That'is why I shall do everything I can at all times to protect minority groups, and at the same time do what I can to prevent minority groups from abusing the rights of the majority. I think the filibuster abuses the right of a majority.

I feel that it is important that finally we come to a vote on the merits of any issue, and that no minority group should have the parliamentary power to defeat majority rule in the Senate by way of the filibuster.

There is one argument that is made to me so often that I think it ought to be entered in the record at this point, and that is that, after all, the majority may be wrong. Of course, it is wrong in a democracy quite frequently, but we have our procedures in a democracy for correcting the mistakes of the majority. We do it at the ballot box, or we will do it by repeal of bad legislation or we will do it by court decision. If a majority of the Senate, while wrong, passes an unconstitutional amendment, our courts exist to correct it. As I have said on the floor of the Senate several times I do not think we should ever set ourselves up as a parliamentary body to supplant the courts of the country; I do not think it is a sound argument to say as has been said on the floor, “Well, we are opposed to doing away with the filibuster because we took an oath of office to sustain the Constitution of the United States, and when we think a law is unconstitutional then we think we ought to be allowed to use such a parliamentary technique as the filibuster to prevent the passage of an unconstitutional act.” That is a very common argument of the proponents of the filibuster, and my answer to them is this: That our job as legislators is to sit there and vote against an act that we think is unconstitutional. But we ought to vote against it. We should not use a technique which will prevent others who disagree with our judgment from voting for it. After we have voted we should then let the courts decide whether or not the law is in fact unconstitutional..

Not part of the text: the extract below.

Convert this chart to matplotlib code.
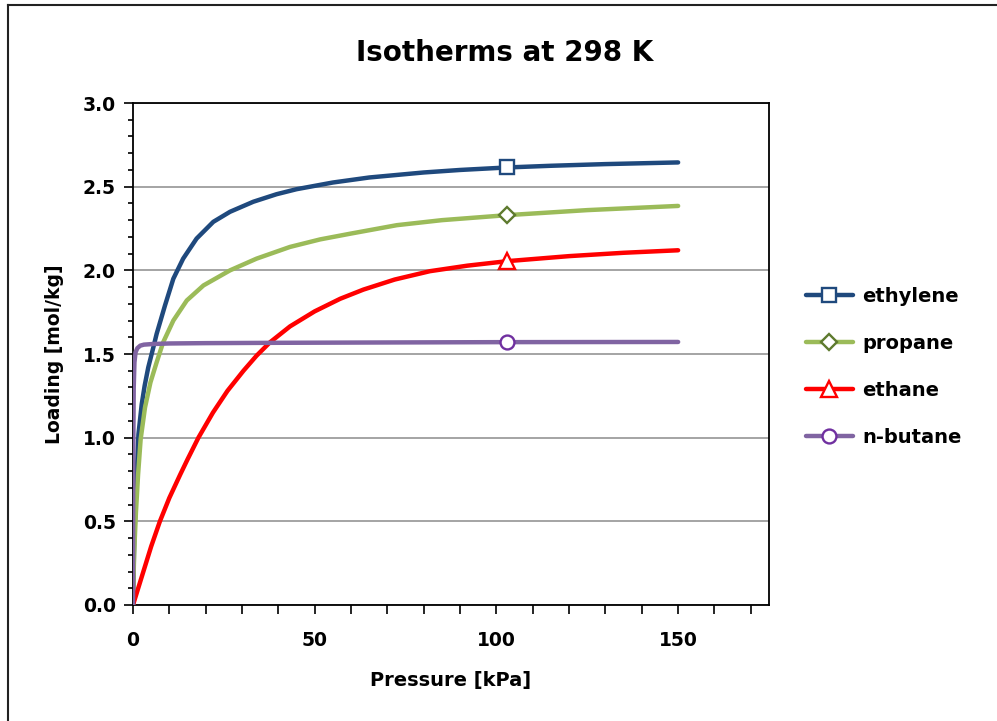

I close, Mr. Chairman, by simply saying that we as Senators are very well informed as to both the merits of a filibuster and the demerits of a filibuster. I think the merits of a filibuster cease to exist once you have guaranteed to each Member of the Senate a time procedure which will assure him of adequate opportunity to see to it that the bill is discussed on its merits. I think that the only thing that can be said for a filibuster is that it is important when a very controversial issue is before the Senate, that not only adequate time be given to the Senate to consider it in debate but that adequate time be given to the country to consider the fact that it is being considered in the Senate and will be voted upon in the near future. But after you have provided for that protection, then I think we certainly owe it to our form of Government to see to it that majority rule has a chance of prevailing in the Senate. It never prevails in the Senate when the filibuster stifles it. In

essence, that is all I have to say on my resolution. If you have any suggestions for improving it without destroying the objective I have in mind, you will find me most cooperative in accepting amendments.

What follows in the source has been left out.